Lunedì 24 Gennaio al Parlamento, in seduta comune, inizieranno le votazioni per eleggere il tredicesimo Presidente della Repubblica.
Quanti momenti come questo avete vissuto fino a oggi?
Una persona tra i 50 e i 70 anni ne ha vissuti esattamente 10: Giovanni Gronchi, Antonio Segni, Giuseppe Saragat, Giovanni Leone, Sandro Pertini, Francesco Cossiga, Oscar Luigi Scalfaro, Carlo Azeglio Ciampi, Giorgio Napolitano, Giorgio Napolitano bis e Sergio Mattarella.
Stando alla storia, i nostri antenati non avevano una tale prospettiva di vita. Nonostante siano vissuti in periodi in cui le congetture di corte erano più frequenti, avevano una prospettiva di vita decisamente più breve.
L’attuale prospettiva di vita
La speranza di vita degli italiani è passata dall’essere di 50 anni nel 1921 agli attuali 80,8 anni per gli uomini e 85,2 anni per le donne. A 65 anni la speranza di vita residua è di 19,3 anni per gli uomini (+ 0,3 rispetto al 2017) e di 22,4 anni per le donne (+0,2 rispetto al 2017). E si prospetta che la vita media delle persone salirà ancora fino ai 100 anni nel 2050.
Tutto ciò comporta che, in media, le persone passeranno in quiescenza un periodo di tempo del 25% più lungo di quello che hanno trascorso lavorando: conseguentemente ci saranno gravi danni per il welfare.
Il futuro del welfare
Ci si domanda se l’aumento della prospettiva di vita potrà essere sostenuto in futuro dal welfare. I primi effetti sono già visibili negli Stati Uniti, dove il numero di persone in bancarotta dopo i 65 anni di età sta aumentando a livelli senza precedenti.
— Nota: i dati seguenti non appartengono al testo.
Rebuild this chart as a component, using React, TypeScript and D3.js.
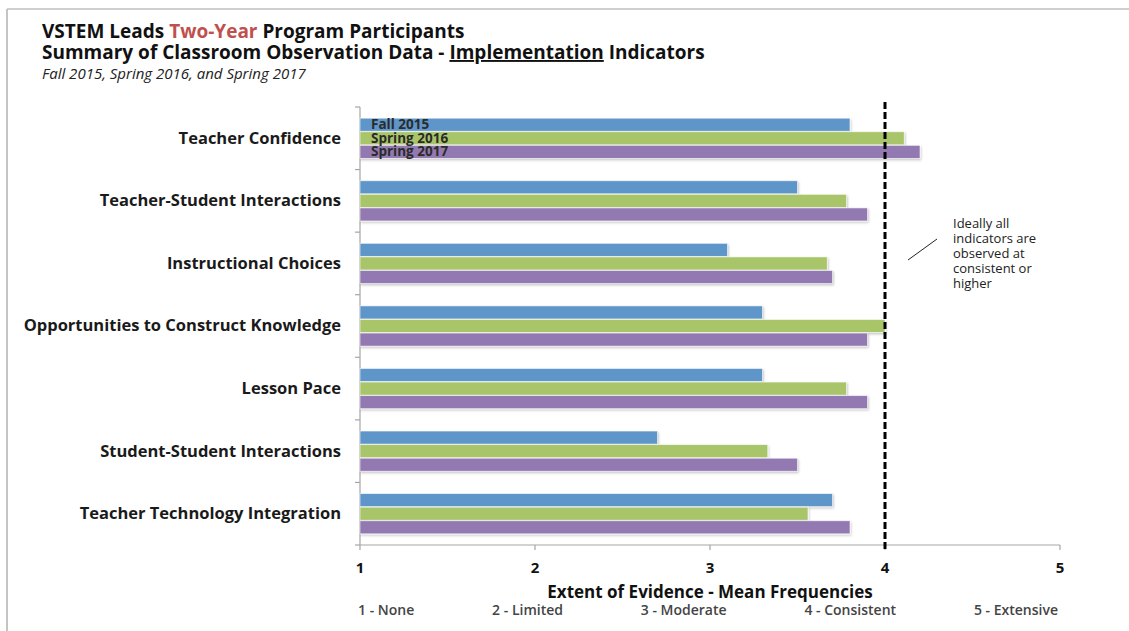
import React, { useEffect, useRef } from 'react';
import * as d3 from 'd3';

const categories = [
  'Teacher Confidence',
  'Teacher-Student Interactions',
  'Instructional Choices',
  'Opportunities to Construct Knowledge',
  'Lesson Pace',
  'Student-Student Interactions',
  'Teacher Technology Integration',
];
const seriesNames = ['Fall 2015', 'Spring 2016', 'Spring 2017'];
const fall2015 = [3.8, 3.5, 3.1, 3.3, 3.3, 2.7, 3.7];
const spring2016 = [4.11, 3.78, 3.67, 4.0, 3.78, 3.33, 3.56];
const spring2017 = [4.2, 3.9, 3.7, 3.9, 3.9, 3.5, 3.8];
const seriesColors = ['#5f96ca', '#a9c56b', '#9379b1'];
const xTicks = [1, 2, 3, 4, 5];
const scaleLabels = ['1 - None', '2 - Limited', '3 - Moderate', '4 - Consistent', '5 - Extensive'];
const targetValue = 4;
const noteLines = ['Ideally all', 'indicators are', 'observed at', 'consistent or', 'higher'];

const W = 1129;
const H = 631;
const FONT = '"Open Sans", Lato, sans-serif';

export default function App() {
  const ref = useRef<SVGSVGElement>(null);

  useEffect(() => {
    const svg = d3.select(ref.current);
    svg.selectAll('*').remove();

    const left = 360, right = 1060, top = 107, bottom = 545;
    const x = d3.scaleLinear().domain([1, 5]).range([left, right]);
    const y = d3.scaleBand<string>().domain(categories).range([top, bottom])
      .paddingInner(0.34).paddingOuter(0.17);
    const ySub = d3.scaleBand<string>().domain(seriesNames).range([0, y.bandwidth()]).padding(0.04);
    const allSeries = [fall2015, spring2016, spring2017];

    // slide frame
    svg.append('line').attr('x1', 7).attr('x2', W).attr('y1', 9).attr('y2', 9)
      .attr('stroke', '#cfcfcf').attr('stroke-width', 2);
    svg.append('line').attr('x1', 7).attr('x2', 7).attr('y1', 9).attr('y2', H)
      .attr('stroke', '#c4c4c4').attr('stroke-width', 2);

    // titles
    const t1 = svg.append('text').attr('x', 42).attr('y', 38)
      .attr('font-family', FONT).attr('font-weight', 700).attr('font-size', 19).attr('fill', '#111');
    t1.append('tspan').text('VSTEM Leads ');
    t1.append('tspan').attr('fill', '#c0504d').text('Two-Year');
    t1.append('tspan').text(' Program Participants');
    const t2 = svg.append('text').attr('x', 42).attr('y', 59)
      .attr('font-family', FONT).attr('font-weight', 700).attr('font-size', 19).attr('fill', '#111');
    t2.append('tspan').text('Summary of Classroom Observation Data - ');
    t2.append('tspan').attr('text-decoration', 'underline').text('Implementation');
    t2.append('tspan').text(' Indicators');
    svg.append('text').attr('x', 42).attr('y', 79)
      .attr('font-family', FONT).attr('font-style', 'italic').attr('font-size', 15).attr('fill', '#222')
      .text('Fall 2015, Spring 2016, and Spring 2017');

    // axes
    const axisColor = '#a6a6a6';
    svg.append('line').attr('x1', left).attr('x2', left).attr('y1', top).attr('y2', bottom)
      .attr('stroke', axisColor).attr('stroke-width', 1.2);
    svg.append('line').attr('x1', left).attr('x2', right).attr('y1', bottom).attr('y2', bottom)
      .attr('stroke', axisColor).attr('stroke-width', 1.2);
    const step = y.step();
    d3.range(categories.length + 1).forEach((i) => {
      const yy = top + i * step;
      svg.append('line').attr('x1', left - 5).attr('x2', left).attr('y1', yy).attr('y2', yy)
        .attr('stroke', axisColor).attr('stroke-width', 1.2);
    });
    xTicks.forEach((t) => {
      svg.append('line').attr('x1', x(t)).attr('x2', x(t)).attr('y1', bottom).attr('y2', bottom + 5)
        .attr('stroke', axisColor).attr('stroke-width', 1.2);
      svg.append('text').attr('x', x(t)).attr('y', 573).attr('text-anchor', 'middle')
        .attr('font-family', FONT).attr('font-weight', 700).attr('font-size', 15).attr('fill', '#111')
        .text(String(t));
    });

    // category labels
    categories.forEach((c) => {
      svg.append('text').attr('x', 341).attr('y', (y(c) as number) + y.bandwidth() / 2 + 1)
        .attr('text-anchor', 'end').attr('dominant-baseline', 'middle')
        .attr('font-family', FONT).attr('font-weight', 700).attr('font-size', 16.5).attr('fill', '#1a1a1a')
        .text(c);
    });

    // bars
    const defs = svg.append('defs');
    const f = defs.append('filter').attr('id', 'sh').attr('x', '-5%').attr('y', '-30%')
      .attr('width', '110%').attr('height', '170%');
    f.append('feDropShadow').attr('dx', 1).attr('dy', 1.5).attr('stdDeviation', 1)
      .attr('flood-color', '#000').attr('flood-opacity', 0.22);

    categories.forEach((c, ci) => {
      seriesNames.forEach((s, si) => {
        const v = allSeries[si][ci];
        svg.append('rect')
          .attr('x', x(1)).attr('y', (y(c) as number) + (ySub(s) as number))
          .attr('width', x(v) - x(1)).attr('height', ySub.bandwidth())
          .attr('fill', seriesColors[si]).attr('stroke', 'rgba(255,255,255,0.7)').attr('stroke-width', 0.8)
          .attr('filter', 'url(#sh)');
      });
    });

    // legend text inside first group
    seriesNames.forEach((s) => {
      svg.append('text').attr('x', 371)
        .attr('y', (y(categories[0]) as number) + (ySub(s) as number) + ySub.bandwidth() / 2 + 1)
        .attr('dominant-baseline', 'middle')
        .attr('font-family', FONT).attr('font-weight', 700).attr('font-size', 13.5).attr('fill', '#2b2b2b')
        .text(s);
    });

    // target line
    svg.append('line').attr('x1', x(targetValue)).attr('x2', x(targetValue)).attr('y1', 102).attr('y2', bottom + 5)
      .attr('stroke', '#000').attr('stroke-width', 3).attr('stroke-dasharray', '7,3');

    // annotation
    svg.append('line').attr('x1', 908).attr('y1', 260).attr('x2', 937).attr('y2', 239)
      .attr('stroke', '#222').attr('stroke-width', 1);
    noteLines.forEach((l, i) => {
      svg.append('text').attr('x', 953).attr('y', 225 + i * 14.8).attr('dominant-baseline', 'middle')
        .attr('font-family', FONT).attr('font-size', 13).attr('fill', '#222').text(l);
    });

    // axis title
    svg.append('text').attr('x', (left + right) / 2).attr('y', 598).attr('text-anchor', 'middle')
      .attr('font-family', FONT).attr('font-weight', 700).attr('font-size', 17).attr('fill', '#111')
      .text('Extent of Evidence - Mean Frequencies');

    // justified scale labels
    const labels = scaleLabels.map((l) =>
      svg.append('text').attr('y', 615).attr('font-family', FONT).attr('font-weight', 600)
        .attr('font-size', 14).attr('fill', '#444').text(l));
    const widths = labels.map((t) => (t.node() as SVGTextElement).getComputedTextLength());
    const gap = (right - left - d3.sum(widths)) / (labels.length - 1);
    let cx = left - 2;
    labels.forEach((t, i) => {
      t.attr('x', cx);
      cx += widths[i] + gap;
    });
  }, []);

  return (
    <svg ref={ref} width={W} height={H}
      style={{ position: 'absolute', left: 0, top: 0, background: '#fff' }} />
  );
}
La popolazione in Italia sta diminuendo: 60 milioni e 391 mila, con un calo di oltre 90 mila persone rispetto all’anno precedente. Inoltre, la scelta di avere figli avviene a un’età sempre maggiore (mediamente a 32 anni). Questi fattori incidono notevolmente sulla scelta di accantonare i contributi.
Il pagamento dell’assegno previdenziale avviene infatti attraverso l’accantonamento dei contributi da parte dei lavoratori. Per scongiurare un disastro nel futuro, non c’è altra soluzione che l’aumento dell’età lavorativa o l’aumento del risparmio individuale.
Nel 2007 la riforma Maroni prevedeva la possibilità di trasferire in un fondo previdenziale il proprio TFR. Un fondo che corrisponde al 6,91% del reddito annuo che, in aggiunta ad eventuali contributi da parte del datore di lavoro e del lavoratore, può raggiungere oltre il 10% del reddito annuo.
Questa importante iniziativa è però stata quasi del tutto ignorata dalla maggior parte dei lavoratori italiani, in quanto attualmente si è raggiunta una percentuale di aderenti pari solo al 25%.
Come affrontare il problema?
L’unico modo per poter gestire la situazione in futuro, è tenere a mente alcuni importanti e significativi aspetti:
• Prendere decisioni in breve tempo, senza procrastinare la scelta a un futuro incerto e non ben definito;
• Non lasciare ingenti somme di liquidità a tasso zero o ad un tasso di rendimento al di sotto del tasso d’inflazione;
• Ricorrere ad adeguate coperture assicurative, così da
scongiurare il rischio di eventi che possono danneggiare il
proprio patrimonio;
• Avere un’opportuna pianificazione finanziaria e
previdenziale.
Queste importanti attività di pianificazione non possono essere eseguite adeguatamente in autonomia. Affidarsi a un Consulente Finanziario esperto, serio ed affidabile diventa quindi un elemento imprescindibile.